Critical reception in the specialist press was generally positive, with particular appreciation for the peripheral rotor, the column-wheel chronograph execution, and the coherence of the design language. Some commentators noted that the Calibre's round case placed it in more direct competition with established round-case sports watches — Rolex, IWC, Jaeger-LeCoultre — than the maison's rectangular and tonneau-shaped references, where Cartier faced little meaningful competition. The steel Calibre in particular found a ready audience among buyers who admired Cartier's heritage but wanted a watch suited to daily professional wear rather than formal occasions.
Discontinuation and Legacy
Cartier discontinued the Calibre collection in 2016 as part of a broader portfolio rationalisation. The maison's strategy shifted toward deepening investment in its heritage rectangular references — the Tank, the Santos, the Clé de Cartier — and the Santos was subsequently relaunched in 2018 in a substantially updated form that addressed many of the same masculine, everyday-wear market demands the Calibre had served. The Santos relaunch, with its quick-change bracelet system and updated in-house movements, effectively absorbed the Calibre's commercial rationale while reconnecting the maison with a reference of far greater historical depth.
On the secondary market, the Calibre has settled into a stable position. Steel references trade at a meaningful discount to their original retail prices, making them accessible entry points into Cartier watchmaking with in-house movements. Rose gold examples retain value more robustly, as is typical across the Swiss luxury category. The Calibre Diver commands a premium over the base automatic within the secondary Calibre market, reflecting its rarity and the specialist appeal of a Cartier-branded dive watch — a category the maison has not revisited since the collection's discontinuation.

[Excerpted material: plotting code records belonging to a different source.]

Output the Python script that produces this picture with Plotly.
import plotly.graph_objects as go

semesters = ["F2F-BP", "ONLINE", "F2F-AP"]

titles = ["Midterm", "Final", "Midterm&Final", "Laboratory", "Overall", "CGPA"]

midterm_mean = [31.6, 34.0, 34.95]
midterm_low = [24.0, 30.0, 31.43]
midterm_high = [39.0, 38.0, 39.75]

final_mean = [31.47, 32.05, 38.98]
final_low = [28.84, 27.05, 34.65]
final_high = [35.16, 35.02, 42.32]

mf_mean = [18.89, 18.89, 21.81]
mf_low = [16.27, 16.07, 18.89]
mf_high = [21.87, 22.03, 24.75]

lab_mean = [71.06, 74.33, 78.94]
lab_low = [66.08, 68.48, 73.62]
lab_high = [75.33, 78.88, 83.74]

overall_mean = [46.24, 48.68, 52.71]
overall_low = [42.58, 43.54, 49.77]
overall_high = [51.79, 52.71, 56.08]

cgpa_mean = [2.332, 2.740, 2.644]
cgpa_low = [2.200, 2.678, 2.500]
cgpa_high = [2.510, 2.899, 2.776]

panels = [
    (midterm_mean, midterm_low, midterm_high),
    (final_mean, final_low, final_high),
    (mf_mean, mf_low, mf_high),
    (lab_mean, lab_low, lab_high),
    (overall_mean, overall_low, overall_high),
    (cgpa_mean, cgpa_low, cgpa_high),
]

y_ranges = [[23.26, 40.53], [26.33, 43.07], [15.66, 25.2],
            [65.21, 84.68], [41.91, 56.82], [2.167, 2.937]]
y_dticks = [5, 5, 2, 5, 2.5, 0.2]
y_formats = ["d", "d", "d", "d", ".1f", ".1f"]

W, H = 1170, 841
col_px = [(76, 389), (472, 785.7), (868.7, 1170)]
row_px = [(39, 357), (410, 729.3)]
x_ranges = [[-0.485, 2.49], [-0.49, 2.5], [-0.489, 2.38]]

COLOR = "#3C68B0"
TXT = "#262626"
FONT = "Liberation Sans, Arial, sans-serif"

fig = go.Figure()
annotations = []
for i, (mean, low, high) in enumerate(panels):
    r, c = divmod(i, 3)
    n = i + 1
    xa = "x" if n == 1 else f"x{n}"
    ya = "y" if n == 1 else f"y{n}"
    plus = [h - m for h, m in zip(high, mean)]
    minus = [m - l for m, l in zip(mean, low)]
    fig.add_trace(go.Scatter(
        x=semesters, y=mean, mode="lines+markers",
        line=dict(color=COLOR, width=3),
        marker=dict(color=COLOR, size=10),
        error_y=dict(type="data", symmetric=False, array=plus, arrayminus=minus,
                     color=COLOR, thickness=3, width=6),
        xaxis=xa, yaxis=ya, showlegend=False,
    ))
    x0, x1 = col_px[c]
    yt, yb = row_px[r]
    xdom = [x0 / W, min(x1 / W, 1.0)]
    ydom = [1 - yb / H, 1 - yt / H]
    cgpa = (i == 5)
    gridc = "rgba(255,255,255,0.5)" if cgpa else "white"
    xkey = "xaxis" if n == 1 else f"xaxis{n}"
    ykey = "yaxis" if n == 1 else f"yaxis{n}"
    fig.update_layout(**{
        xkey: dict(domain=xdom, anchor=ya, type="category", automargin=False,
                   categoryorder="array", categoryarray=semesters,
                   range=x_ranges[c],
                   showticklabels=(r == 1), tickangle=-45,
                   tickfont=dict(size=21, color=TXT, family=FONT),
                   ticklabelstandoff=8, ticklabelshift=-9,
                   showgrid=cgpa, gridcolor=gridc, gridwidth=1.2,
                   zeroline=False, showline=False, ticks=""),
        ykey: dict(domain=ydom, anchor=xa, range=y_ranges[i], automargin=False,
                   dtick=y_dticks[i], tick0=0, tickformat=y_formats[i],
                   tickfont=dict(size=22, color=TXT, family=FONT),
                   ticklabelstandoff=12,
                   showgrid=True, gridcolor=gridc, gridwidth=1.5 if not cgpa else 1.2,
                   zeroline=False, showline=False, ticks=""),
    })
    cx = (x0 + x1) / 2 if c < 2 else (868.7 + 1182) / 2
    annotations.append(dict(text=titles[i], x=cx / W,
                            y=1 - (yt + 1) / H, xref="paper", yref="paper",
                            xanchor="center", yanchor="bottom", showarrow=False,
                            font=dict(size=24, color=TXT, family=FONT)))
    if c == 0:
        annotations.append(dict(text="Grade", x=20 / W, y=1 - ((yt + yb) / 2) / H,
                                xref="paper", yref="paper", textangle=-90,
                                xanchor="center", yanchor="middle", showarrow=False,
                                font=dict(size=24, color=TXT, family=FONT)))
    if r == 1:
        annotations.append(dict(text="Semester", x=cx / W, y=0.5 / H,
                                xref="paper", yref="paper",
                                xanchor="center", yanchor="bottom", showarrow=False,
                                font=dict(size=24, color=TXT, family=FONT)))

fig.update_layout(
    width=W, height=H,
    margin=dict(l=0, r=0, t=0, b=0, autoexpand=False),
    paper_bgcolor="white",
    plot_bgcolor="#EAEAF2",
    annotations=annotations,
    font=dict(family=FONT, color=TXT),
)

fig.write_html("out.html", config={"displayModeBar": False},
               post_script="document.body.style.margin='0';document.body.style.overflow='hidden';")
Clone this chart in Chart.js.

Significance within Cartier's Horological History
The Calibre collection is best understood as a transitional chapter in Cartier's evolution as a watchmaker. It demonstrated that the maison possessed the manufacture infrastructure and technical ambition to produce credible in-house movements across multiple complication levels, a capability that has since been deployed in the Clé de Cartier, updated Santos, and the maison's high-complication Rotonde series. It also tested, with commercial success, the proposition that Cartier could speak to a buyer whose primary frame of reference was the Swiss sports-watch category rather than the jewellery-watch tradition. That the maison ultimately chose to pursue this buyer through the revived Santos — a watch with a documented history stretching to 1904 — rather than through the Calibre, reflects a strategic preference for heritage depth over new nomenclature. The Calibre's contribution, however, was real: it proved the manufacture capability, built the clientele, and prepared the ground for what followed.